Please transcribe the data below exactly. Leave the pictures out.
>> Begin Collected data
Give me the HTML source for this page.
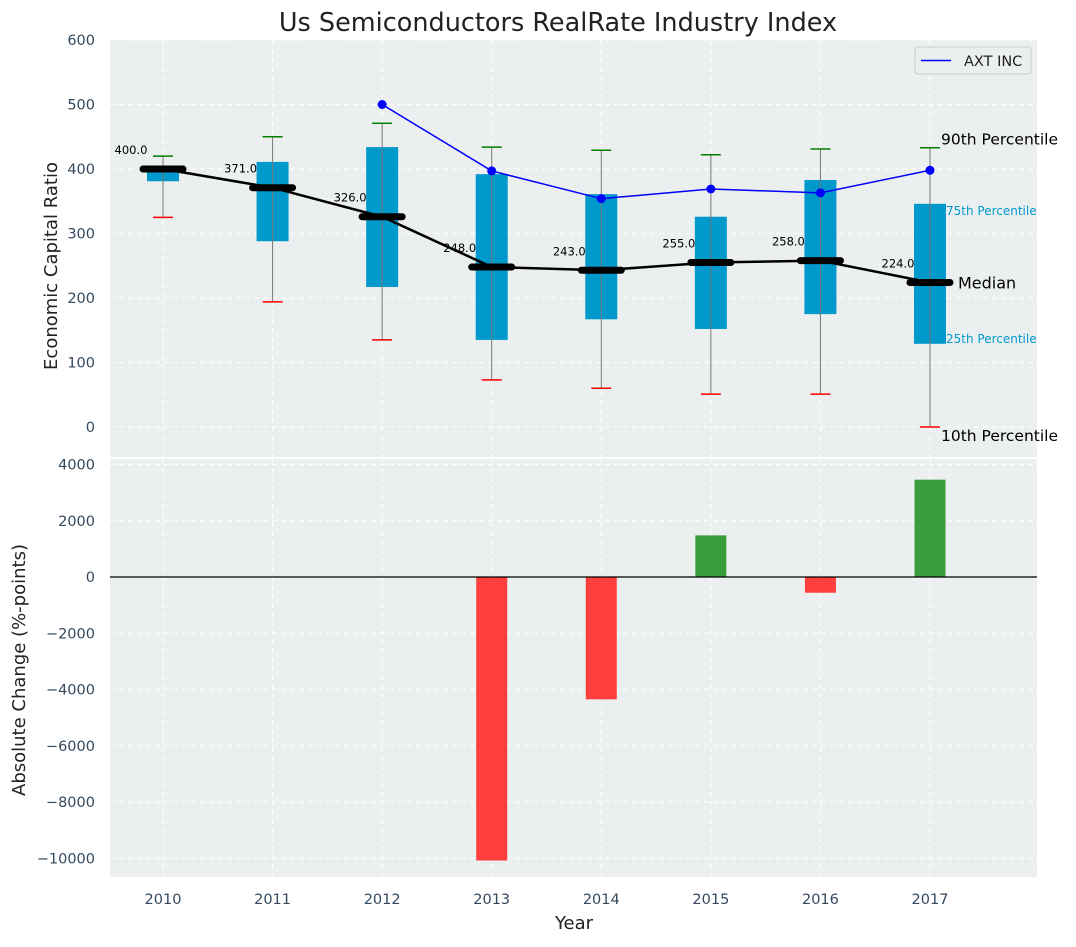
<!DOCTYPE html>
<html><head><meta charset="utf-8"><style>
body{margin:0;background:#fff;}
svg text{font-family:"DejaVu Sans","Liberation Sans",sans-serif;}
</style></head><body>
<svg id="c" width="1076" height="942" xmlns="http://www.w3.org/2000/svg"></svg>
<script>
const years=[2010,2011,2012,2013,2014,2015,2016,2017];
const p10=[325,194,135,73,60,51,51,0];
const p25=[381,288,217,135,167,152,175,129];
const median=[400,371,326,248,243,255,258,224];
const p75=[405,411,434,392,361,326,383,346];
const p90=[420,450,471,434,429,422,431,433];
const axtYears=[2012,2013,2014,2015,2016,2017];
const axt=[500,397,354,369,363,398];
const changeYears=[2013,2014,2015,2016,2017];
const change=[-10080,-4350,1480,-560,3460];
const topTicks=[0,100,200,300,400,500,600];
const botTicks=[-10000,-8000,-6000,-4000,-2000,0,2000,4000];

const NS="http://www.w3.org/2000/svg";
const svg=document.getElementById('c');
function el(t,a,parent){const e=document.createElementNS(NS,t);for(const k in a)e.setAttribute(k,a[k]);(parent||svg).appendChild(e);return e;}
const L=110,R=1037;
const X=v=>163+(v-2010)*(930-163)/7;
const Y1=v=>427-v*(427-40)/600;
const Y2=v=>577-v*(577-464.5)/4000;
let bg=el('rect',{x:L,y:40,width:R-L,height:417,fill:'#eceff0'});

let bg2=el('rect',{x:L,y:459,width:R-L,height:418,fill:'#eceff0'});

const grid=el('g',{stroke:'#fff','stroke-dasharray':'5,4','stroke-width':1});

years.forEach(y=>{el('line',{x1:X(y),x2:X(y),y1:40,y2:457},grid);el('line',{x1:X(y),x2:X(y),y1:459,y2:877},grid);});
topTicks.forEach(t=>{el('line',{x1:L,x2:R,y1:Y1(t),y2:Y1(t)},grid);
 const tx=el('text',{x:95,y:Y1(t)+5,'text-anchor':'end','font-size':14.5,fill:'#34495e'});tx.textContent=t;
 });
botTicks.forEach(t=>{el('line',{x1:L,x2:R,y1:Y2(t),y2:Y2(t)},grid);
 const tx=el('text',{x:95,y:Y2(t)+5,'text-anchor':'end','font-size':14.5,fill:'#34495e'});tx.textContent=t<0?'\u2212'+(-t):t;
 });
years.forEach(y=>{const tx=el('text',{x:X(y),y:904,'text-anchor':'middle','font-size':14.5,fill:'#34495e'});tx.textContent=y;
 });
years.forEach((y,i)=>{const x=X(y);
 const b=el('rect',{x:x-16,y:Y1(p75[i]),width:32,height:Y1(p25[i])-Y1(p75[i]),fill:'#0099cc'});
 
 const w=el('line',{x1:x,x2:x,y1:Y1(p10[i]),y2:Y1(p90[i]),stroke:'#777','stroke-width':1});
 
 const c1=el('line',{x1:x-10,x2:x+10,y1:Y1(p90[i]),y2:Y1(p90[i]),stroke:'green','stroke-width':1.5});
 
 const c2=el('line',{x1:x-10,x2:x+10,y1:Y1(p10[i]),y2:Y1(p10[i]),stroke:'red','stroke-width':1.5});
 
});
const ap=el('polyline',{points:axtYears.map((y,i)=>X(y)+','+Y1(axt[i])).join(' '),fill:'none',stroke:'blue','stroke-width':1.5});

axtYears.forEach((y,i)=>{const d=el('circle',{cx:X(y),cy:Y1(axt[i]),r:4.5,fill:'blue'});
 });
const ml=el('polyline',{points:years.map((y,i)=>X(y)+','+Y1(median[i])).join(' '),fill:'none',stroke:'#000','stroke-width':2.5});

years.forEach((y,i)=>{const x=X(y);
 const m=el('line',{x1:x-20,x2:x+20,y1:Y1(median[i]),y2:Y1(median[i]),stroke:'#000','stroke-width':7,'stroke-linecap':'round'});
 
 const t=el('text',{x:x-32,y:Y1(median[i])-15,'text-anchor':'middle','font-size':11.5,fill:'#000'});t.textContent=median[i].toFixed(1);
 
});
const li=years.length-1,lx=X(years[li]);
function ann(txt,x,y,fs,col){const t=el('text',{x:x,y:y,'font-size':fs,fill:col});t.textContent=txt;
 }
ann('90th Percentile',lx+11,Y1(p90[li])-3,15.5,'#000');
ann('75th Percentile',lx+16,Y1(p75[li])+11,12,'#0099cc');
ann('Median',lx+28,Y1(median[li])+6,16,'#000');
ann('25th Percentile',lx+16,Y1(p25[li])-1,12,'#0099cc');
ann('10th Percentile',lx+11,Y1(p10[li])+14,15.5,'#000');
const z=el('line',{x1:L,x2:R,y1:Y2(0),y2:Y2(0),stroke:'#000','stroke-width':1.2});

changeYears.forEach((y,i)=>{const v=change[i];
 const b=el('rect',{x:X(y)-15.5,y:Math.min(Y2(v),Y2(0)),width:31,height:Math.abs(Y2(v)-Y2(0)),fill:v<0?'#ff3e3e':'#3b9c3b'});
 });
z.parentNode.appendChild(z);
const lg=el('g',{});
el('rect',{x:915,y:47,width:116,height:27,rx:3,fill:'#eceff0',stroke:'#ccc'},lg);
el('line',{x1:921,x2:951,y1:60.5,y2:60.5,stroke:'blue','stroke-width':1.5},lg);
const lt=el('text',{x:964,y:66,'font-size':14.5,fill:'#222'},lg);lt.textContent='AXT INC';
const tt=el('text',{x:558,y:31,'text-anchor':'middle','font-size':25.5,fill:'#222'});tt.textContent='Us Semiconductors RealRate Industry Index';

const yt=el('text',{x:0,y:0,transform:'translate(57,266) rotate(-90)','text-anchor':'middle','font-size':18,fill:'#222'});yt.textContent='Economic Capital Ratio';

const yt2=el('text',{x:0,y:0,transform:'translate(25,670) rotate(-90)','text-anchor':'middle','font-size':18,fill:'#222'});yt2.textContent='Absolute Change (%-points)';

const xt=el('text',{x:574,y:929,'text-anchor':'middle','font-size':18,fill:'#222'});xt.textContent='Year';

</script>
</body></html>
>> End Collected data
### Output of the task
Give me the HTML source for this page.
<!DOCTYPE html>
<html><head><meta charset="utf-8"><style>
body{margin:0;background:#fff;}
svg text{font-family:"DejaVu Sans","Liberation Sans",sans-serif;}
</style></head><body>
<svg id="c" width="1076" height="942" xmlns="http://www.w3.org/2000/svg"></svg>
<script>
const years=[2010,2011,2012,2013,2014,2015,2016,2017];
const p10=[325,194,135,73,60,51,51,0];
const p25=[381,288,217,135,167,152,175,129];
const median=[400,371,326,248,243,255,258,224];
const p75=[405,411,434,392,361,326,383,346];
const p90=[420,450,471,434,429,422,431,433];
const axtYears=[2012,2013,2014,2015,2016,2017];
const axt=[500,397,354,369,363,398];
const changeYears=[2013,2014,2015,2016,2017];
const change=[-10080,-4350,1480,-560,3460];
const topTicks=[0,100,200,300,400,500,600];
const botTicks=[-10000,-8000,-6000,-4000,-2000,0,2000,4000];

const NS="http://www.w3.org/2000/svg";
const svg=document.getElementById('c');
function el(t,a,parent){const e=document.createElementNS(NS,t);for(const k in a)e.setAttribute(k,a[k]);(parent||svg).appendChild(e);return e;}
const L=110,R=1037;
const X=v=>163+(v-2010)*(930-163)/7;
const Y1=v=>427-v*(427-40)/600;
const Y2=v=>577-v*(577-464.5)/4000;
let bg=el('rect',{x:L,y:40,width:R-L,height:417,fill:'#eceff0'});

let bg2=el('rect',{x:L,y:459,width:R-L,height:418,fill:'#eceff0'});

const grid=el('g',{stroke:'#fff','stroke-dasharray':'5,4','stroke-width':1});

years.forEach(y=>{el('line',{x1:X(y),x2:X(y),y1:40,y2:457},grid);el('line',{x1:X(y),x2:X(y),y1:459,y2:877},grid);});
topTicks.forEach(t=>{el('line',{x1:L,x2:R,y1:Y1(t),y2:Y1(t)},grid);
 const tx=el('text',{x:95,y:Y1(t)+5,'text-anchor':'end','font-size':14.5,fill:'#34495e'});tx.textContent=t;
 });
botTicks.forEach(t=>{el('line',{x1:L,x2:R,y1:Y2(t),y2:Y2(t)},grid);
 const tx=el('text',{x:95,y:Y2(t)+5,'text-anchor':'end','font-size':14.5,fill:'#34495e'});tx.textContent=t<0?'\u2212'+(-t):t;
 });
years.forEach(y=>{const tx=el('text',{x:X(y),y:904,'text-anchor':'middle','font-size':14.5,fill:'#34495e'});tx.textContent=y;
 });
years.forEach((y,i)=>{const x=X(y);
 const b=el('rect',{x:x-16,y:Y1(p75[i]),width:32,height:Y1(p25[i])-Y1(p75[i]),fill:'#0099cc'});
 
 const w=el('line',{x1:x,x2:x,y1:Y1(p10[i]),y2:Y1(p90[i]),stroke:'#777','stroke-width':1});
 
 const c1=el('line',{x1:x-10,x2:x+10,y1:Y1(p90[i]),y2:Y1(p90[i]),stroke:'green','stroke-width':1.5});
 
 const c2=el('line',{x1:x-10,x2:x+10,y1:Y1(p10[i]),y2:Y1(p10[i]),stroke:'red','stroke-width':1.5});
 
});
const ap=el('polyline',{points:axtYears.map((y,i)=>X(y)+','+Y1(axt[i])).join(' '),fill:'none',stroke:'blue','stroke-width':1.5});

axtYears.forEach((y,i)=>{const d=el('circle',{cx:X(y),cy:Y1(axt[i]),r:4.5,fill:'blue'});
 });
const ml=el('polyline',{points:years.map((y,i)=>X(y)+','+Y1(median[i])).join(' '),fill:'none',stroke:'#000','stroke-width':2.5});

years.forEach((y,i)=>{const x=X(y);
 const m=el('line',{x1:x-20,x2:x+20,y1:Y1(median[i]),y2:Y1(median[i]),stroke:'#000','stroke-width':7,'stroke-linecap':'round'});
 
 const t=el('text',{x:x-32,y:Y1(median[i])-15,'text-anchor':'middle','font-size':11.5,fill:'#000'});t.textContent=median[i].toFixed(1);
 
});
const li=years.length-1,lx=X(years[li]);
function ann(txt,x,y,fs,col){const t=el('text',{x:x,y:y,'font-size':fs,fill:col});t.textContent=txt;
 }
ann('90th Percentile',lx+11,Y1(p90[li])-3,15.5,'#000');
ann('75th Percentile',lx+16,Y1(p75[li])+11,12,'#0099cc');
ann('Median',lx+28,Y1(median[li])+6,16,'#000');
ann('25th Percentile',lx+16,Y1(p25[li])-1,12,'#0099cc');
ann('10th Percentile',lx+11,Y1(p10[li])+14,15.5,'#000');
const z=el('line',{x1:L,x2:R,y1:Y2(0),y2:Y2(0),stroke:'#000','stroke-width':1.2});

changeYears.forEach((y,i)=>{const v=change[i];
 const b=el('rect',{x:X(y)-15.5,y:Math.min(Y2(v),Y2(0)),width:31,height:Math.abs(Y2(v)-Y2(0)),fill:v<0?'#ff3e3e':'#3b9c3b'});
 });
z.parentNode.appendChild(z);
const lg=el('g',{});
el('rect',{x:915,y:47,width:116,height:27,rx:3,fill:'#eceff0',stroke:'#ccc'},lg);
el('line',{x1:921,x2:951,y1:60.5,y2:60.5,stroke:'blue','stroke-width':1.5},lg);
const lt=el('text',{x:964,y:66,'font-size':14.5,fill:'#222'},lg);lt.textContent='AXT INC';
const tt=el('text',{x:558,y:31,'text-anchor':'middle','font-size':25.5,fill:'#222'});tt.textContent='Us Semiconductors RealRate Industry Index';

const yt=el('text',{x:0,y:0,transform:'translate(57,266) rotate(-90)','text-anchor':'middle','font-size':18,fill:'#222'});yt.textContent='Economic Capital Ratio';

const yt2=el('text',{x:0,y:0,transform:'translate(25,670) rotate(-90)','text-anchor':'middle','font-size':18,fill:'#222'});yt2.textContent='Absolute Change (%-points)';

const xt=el('text',{x:574,y:929,'text-anchor':'middle','font-size':18,fill:'#222'});xt.textContent='Year';

</script>
</body></html>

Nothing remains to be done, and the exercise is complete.